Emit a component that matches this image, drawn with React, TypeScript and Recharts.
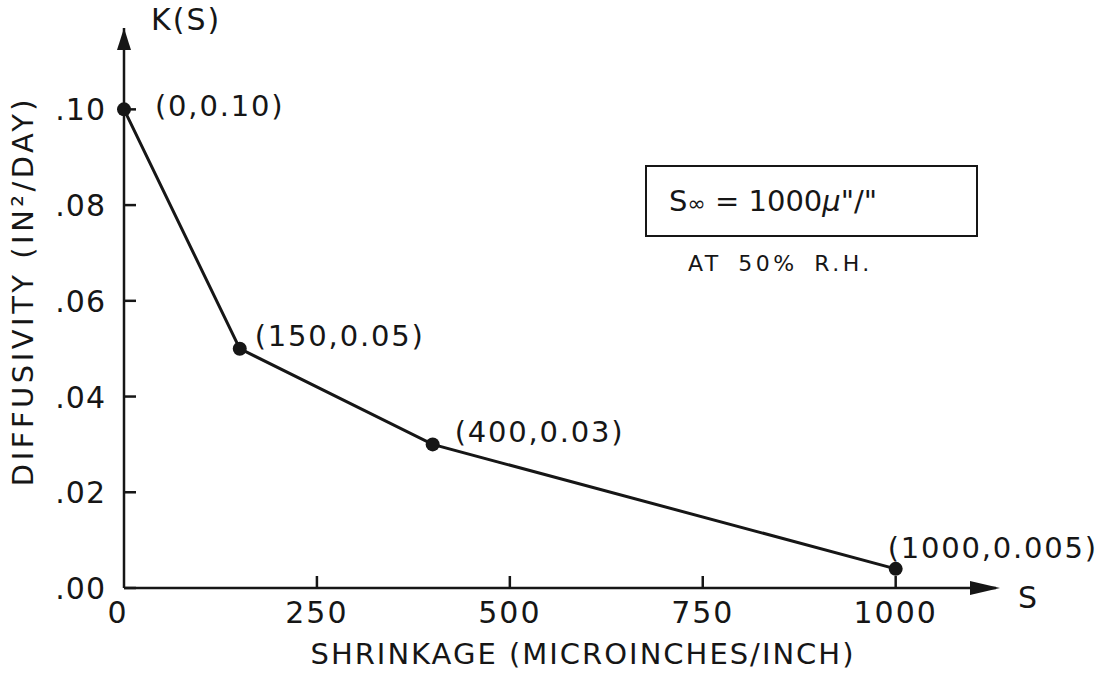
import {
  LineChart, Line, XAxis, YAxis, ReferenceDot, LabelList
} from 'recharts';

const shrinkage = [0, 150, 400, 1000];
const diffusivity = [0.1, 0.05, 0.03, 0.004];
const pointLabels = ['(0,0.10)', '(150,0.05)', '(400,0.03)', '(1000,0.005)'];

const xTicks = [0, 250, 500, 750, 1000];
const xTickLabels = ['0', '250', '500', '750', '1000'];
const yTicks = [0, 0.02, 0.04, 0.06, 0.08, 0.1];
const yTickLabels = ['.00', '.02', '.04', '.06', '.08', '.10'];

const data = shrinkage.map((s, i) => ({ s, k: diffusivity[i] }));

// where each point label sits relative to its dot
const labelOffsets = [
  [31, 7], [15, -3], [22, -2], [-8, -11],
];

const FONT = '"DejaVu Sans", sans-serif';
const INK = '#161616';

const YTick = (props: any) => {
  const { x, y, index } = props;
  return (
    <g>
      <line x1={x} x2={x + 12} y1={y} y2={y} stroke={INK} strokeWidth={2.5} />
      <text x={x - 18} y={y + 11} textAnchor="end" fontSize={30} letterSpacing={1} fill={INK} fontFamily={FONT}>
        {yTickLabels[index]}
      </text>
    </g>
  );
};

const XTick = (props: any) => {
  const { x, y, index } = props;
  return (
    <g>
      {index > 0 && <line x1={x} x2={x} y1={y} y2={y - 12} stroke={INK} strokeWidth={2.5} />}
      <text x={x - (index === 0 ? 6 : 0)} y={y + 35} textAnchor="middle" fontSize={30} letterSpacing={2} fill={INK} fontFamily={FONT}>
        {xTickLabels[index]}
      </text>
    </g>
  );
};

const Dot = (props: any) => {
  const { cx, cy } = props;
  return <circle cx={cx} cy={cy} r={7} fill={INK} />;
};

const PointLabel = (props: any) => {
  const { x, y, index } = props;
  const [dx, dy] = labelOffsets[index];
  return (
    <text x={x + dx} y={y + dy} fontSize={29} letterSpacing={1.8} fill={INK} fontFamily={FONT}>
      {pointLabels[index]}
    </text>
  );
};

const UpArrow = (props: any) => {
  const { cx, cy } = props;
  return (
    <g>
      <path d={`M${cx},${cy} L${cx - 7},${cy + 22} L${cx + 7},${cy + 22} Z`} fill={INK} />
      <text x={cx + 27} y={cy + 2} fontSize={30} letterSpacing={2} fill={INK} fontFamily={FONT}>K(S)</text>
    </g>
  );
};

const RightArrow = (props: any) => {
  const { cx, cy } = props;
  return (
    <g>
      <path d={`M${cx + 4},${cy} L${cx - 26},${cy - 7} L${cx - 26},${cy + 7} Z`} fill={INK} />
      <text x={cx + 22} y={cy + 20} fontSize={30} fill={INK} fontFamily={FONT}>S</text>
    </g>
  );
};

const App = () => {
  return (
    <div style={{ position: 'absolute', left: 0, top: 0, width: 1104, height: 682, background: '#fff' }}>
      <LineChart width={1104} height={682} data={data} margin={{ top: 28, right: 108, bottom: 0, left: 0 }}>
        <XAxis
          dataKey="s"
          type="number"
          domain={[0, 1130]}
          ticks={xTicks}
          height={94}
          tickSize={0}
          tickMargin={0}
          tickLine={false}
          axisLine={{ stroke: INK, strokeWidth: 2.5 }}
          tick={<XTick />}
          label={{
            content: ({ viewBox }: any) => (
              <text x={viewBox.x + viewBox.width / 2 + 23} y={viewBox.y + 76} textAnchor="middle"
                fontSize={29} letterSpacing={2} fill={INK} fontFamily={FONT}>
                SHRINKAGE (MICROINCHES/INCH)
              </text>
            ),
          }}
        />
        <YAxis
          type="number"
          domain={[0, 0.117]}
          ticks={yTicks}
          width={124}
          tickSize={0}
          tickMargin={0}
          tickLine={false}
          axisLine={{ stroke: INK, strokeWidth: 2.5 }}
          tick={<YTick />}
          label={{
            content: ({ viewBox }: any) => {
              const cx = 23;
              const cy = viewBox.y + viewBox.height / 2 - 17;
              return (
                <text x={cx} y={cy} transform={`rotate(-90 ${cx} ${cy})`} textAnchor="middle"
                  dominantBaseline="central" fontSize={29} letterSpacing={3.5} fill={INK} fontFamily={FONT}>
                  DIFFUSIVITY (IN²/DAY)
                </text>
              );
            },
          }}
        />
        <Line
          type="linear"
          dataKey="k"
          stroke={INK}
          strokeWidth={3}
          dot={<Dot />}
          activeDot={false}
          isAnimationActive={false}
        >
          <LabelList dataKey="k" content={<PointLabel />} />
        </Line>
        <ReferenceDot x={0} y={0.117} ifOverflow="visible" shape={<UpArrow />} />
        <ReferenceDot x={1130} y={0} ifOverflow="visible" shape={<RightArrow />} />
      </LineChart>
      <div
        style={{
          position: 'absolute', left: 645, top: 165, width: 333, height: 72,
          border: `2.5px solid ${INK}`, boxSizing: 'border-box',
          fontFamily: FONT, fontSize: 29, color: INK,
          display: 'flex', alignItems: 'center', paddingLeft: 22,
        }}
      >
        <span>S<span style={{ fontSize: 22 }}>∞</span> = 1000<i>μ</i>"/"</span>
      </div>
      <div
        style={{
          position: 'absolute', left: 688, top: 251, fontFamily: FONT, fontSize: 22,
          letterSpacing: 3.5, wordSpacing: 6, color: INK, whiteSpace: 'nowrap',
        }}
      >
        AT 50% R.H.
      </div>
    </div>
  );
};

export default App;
...
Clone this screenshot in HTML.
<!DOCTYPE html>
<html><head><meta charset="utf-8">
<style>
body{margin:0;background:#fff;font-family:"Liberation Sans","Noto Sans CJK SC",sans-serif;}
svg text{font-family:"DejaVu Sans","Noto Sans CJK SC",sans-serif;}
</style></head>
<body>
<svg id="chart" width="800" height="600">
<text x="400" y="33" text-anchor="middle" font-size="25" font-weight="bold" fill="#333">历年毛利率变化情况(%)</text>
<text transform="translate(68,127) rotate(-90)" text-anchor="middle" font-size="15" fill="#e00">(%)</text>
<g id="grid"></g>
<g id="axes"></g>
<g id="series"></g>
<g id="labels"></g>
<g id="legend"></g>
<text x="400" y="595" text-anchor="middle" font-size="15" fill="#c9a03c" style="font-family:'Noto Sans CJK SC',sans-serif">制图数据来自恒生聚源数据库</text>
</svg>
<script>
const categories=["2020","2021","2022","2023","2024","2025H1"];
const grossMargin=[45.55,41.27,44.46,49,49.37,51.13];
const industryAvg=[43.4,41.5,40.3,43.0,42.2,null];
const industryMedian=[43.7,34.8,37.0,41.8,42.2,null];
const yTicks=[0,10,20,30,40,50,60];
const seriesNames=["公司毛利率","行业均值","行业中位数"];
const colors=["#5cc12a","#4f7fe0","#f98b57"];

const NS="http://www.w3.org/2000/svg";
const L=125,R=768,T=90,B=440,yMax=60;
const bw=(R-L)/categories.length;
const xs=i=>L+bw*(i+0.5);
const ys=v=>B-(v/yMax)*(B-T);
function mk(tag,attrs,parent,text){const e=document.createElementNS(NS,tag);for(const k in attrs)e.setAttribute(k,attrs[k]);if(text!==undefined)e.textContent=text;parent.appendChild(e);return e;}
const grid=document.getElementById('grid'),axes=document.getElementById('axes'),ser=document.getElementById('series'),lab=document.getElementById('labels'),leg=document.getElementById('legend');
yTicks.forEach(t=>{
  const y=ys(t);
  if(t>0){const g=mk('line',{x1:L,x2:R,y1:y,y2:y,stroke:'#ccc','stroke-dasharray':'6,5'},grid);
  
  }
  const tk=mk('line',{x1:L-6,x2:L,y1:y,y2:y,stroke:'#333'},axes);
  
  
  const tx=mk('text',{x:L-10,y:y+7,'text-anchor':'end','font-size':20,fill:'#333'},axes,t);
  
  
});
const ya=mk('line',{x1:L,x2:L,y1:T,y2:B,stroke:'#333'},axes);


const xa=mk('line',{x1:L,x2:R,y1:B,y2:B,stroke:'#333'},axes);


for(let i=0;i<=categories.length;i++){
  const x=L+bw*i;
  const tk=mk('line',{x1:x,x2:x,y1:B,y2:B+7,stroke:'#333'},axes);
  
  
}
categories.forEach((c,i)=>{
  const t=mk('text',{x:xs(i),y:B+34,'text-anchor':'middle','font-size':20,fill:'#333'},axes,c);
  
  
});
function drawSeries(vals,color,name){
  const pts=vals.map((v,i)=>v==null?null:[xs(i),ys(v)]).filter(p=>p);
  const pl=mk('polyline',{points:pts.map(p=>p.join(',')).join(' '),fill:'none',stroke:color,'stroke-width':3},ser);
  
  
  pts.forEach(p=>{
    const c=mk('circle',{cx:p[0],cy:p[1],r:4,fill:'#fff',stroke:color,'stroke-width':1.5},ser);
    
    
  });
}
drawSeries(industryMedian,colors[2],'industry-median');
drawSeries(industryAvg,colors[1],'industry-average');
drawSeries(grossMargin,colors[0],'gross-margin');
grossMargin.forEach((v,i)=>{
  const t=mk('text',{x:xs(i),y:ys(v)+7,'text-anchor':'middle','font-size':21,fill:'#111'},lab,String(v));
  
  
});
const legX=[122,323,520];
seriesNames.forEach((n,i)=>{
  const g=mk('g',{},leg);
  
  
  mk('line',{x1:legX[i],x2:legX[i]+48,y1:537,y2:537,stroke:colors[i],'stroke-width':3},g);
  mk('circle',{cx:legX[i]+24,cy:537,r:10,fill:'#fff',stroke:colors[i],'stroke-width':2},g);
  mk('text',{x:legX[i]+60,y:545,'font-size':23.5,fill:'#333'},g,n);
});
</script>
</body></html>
==
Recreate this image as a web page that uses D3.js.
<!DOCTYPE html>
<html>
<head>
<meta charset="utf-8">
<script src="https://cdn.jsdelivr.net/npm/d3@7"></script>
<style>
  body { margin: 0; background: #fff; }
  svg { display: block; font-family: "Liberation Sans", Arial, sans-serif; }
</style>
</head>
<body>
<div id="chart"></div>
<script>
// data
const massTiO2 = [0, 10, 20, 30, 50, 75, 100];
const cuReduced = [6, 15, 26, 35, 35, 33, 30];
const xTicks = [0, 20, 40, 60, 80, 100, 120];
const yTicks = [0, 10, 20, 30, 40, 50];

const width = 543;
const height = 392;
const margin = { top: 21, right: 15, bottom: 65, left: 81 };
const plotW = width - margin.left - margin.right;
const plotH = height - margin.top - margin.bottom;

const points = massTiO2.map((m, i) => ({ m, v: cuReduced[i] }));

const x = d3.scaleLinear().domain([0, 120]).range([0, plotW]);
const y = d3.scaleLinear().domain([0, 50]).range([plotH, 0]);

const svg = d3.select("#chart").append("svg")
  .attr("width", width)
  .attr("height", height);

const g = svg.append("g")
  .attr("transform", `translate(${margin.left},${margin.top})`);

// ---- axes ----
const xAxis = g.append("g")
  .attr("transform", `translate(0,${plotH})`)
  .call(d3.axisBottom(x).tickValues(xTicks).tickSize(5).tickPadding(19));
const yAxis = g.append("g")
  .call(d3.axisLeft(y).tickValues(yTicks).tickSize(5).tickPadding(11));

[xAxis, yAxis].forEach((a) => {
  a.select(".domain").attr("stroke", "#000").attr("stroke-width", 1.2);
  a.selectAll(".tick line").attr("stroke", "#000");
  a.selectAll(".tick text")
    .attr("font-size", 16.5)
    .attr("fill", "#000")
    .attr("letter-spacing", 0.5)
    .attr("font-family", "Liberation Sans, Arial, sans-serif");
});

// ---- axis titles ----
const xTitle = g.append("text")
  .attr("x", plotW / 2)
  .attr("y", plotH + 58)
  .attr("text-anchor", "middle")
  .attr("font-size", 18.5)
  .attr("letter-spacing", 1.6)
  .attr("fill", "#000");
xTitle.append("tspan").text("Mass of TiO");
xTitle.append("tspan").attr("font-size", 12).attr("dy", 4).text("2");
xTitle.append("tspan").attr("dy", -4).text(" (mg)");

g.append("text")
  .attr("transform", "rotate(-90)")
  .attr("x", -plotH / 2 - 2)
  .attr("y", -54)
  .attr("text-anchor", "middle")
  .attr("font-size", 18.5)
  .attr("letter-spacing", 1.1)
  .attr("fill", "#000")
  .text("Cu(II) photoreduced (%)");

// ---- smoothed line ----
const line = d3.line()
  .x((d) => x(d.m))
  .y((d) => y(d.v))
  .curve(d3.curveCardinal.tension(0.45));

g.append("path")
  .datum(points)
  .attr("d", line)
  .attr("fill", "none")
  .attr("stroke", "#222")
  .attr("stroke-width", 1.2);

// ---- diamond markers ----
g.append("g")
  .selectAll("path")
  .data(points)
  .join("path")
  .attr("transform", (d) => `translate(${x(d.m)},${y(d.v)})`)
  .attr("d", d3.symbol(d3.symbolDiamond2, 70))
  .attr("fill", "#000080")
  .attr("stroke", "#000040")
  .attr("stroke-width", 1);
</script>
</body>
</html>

Task to complete. Above are some records; quote exactly and only the lines that begin at the line containing "Emit a component" and stop after the line containing "const INK = '#161616';", leaving out the pictures.

Exercise output.
Emit a component that matches this image, drawn with React, TypeScript and Recharts.
import {
  LineChart, Line, XAxis, YAxis, ReferenceDot, LabelList
} from 'recharts';

const shrinkage = [0, 150, 400, 1000];
const diffusivity = [0.1, 0.05, 0.03, 0.004];
const pointLabels = ['(0,0.10)', '(150,0.05)', '(400,0.03)', '(1000,0.005)'];

const xTicks = [0, 250, 500, 750, 1000];
const xTickLabels = ['0', '250', '500', '750', '1000'];
const yTicks = [0, 0.02, 0.04, 0.06, 0.08, 0.1];
const yTickLabels = ['.00', '.02', '.04', '.06', '.08', '.10'];

const data = shrinkage.map((s, i) => ({ s, k: diffusivity[i] }));

// where each point label sits relative to its dot
const labelOffsets = [
  [31, 7], [15, -3], [22, -2], [-8, -11],
];

const FONT = '"DejaVu Sans", sans-serif';
const INK = '#161616';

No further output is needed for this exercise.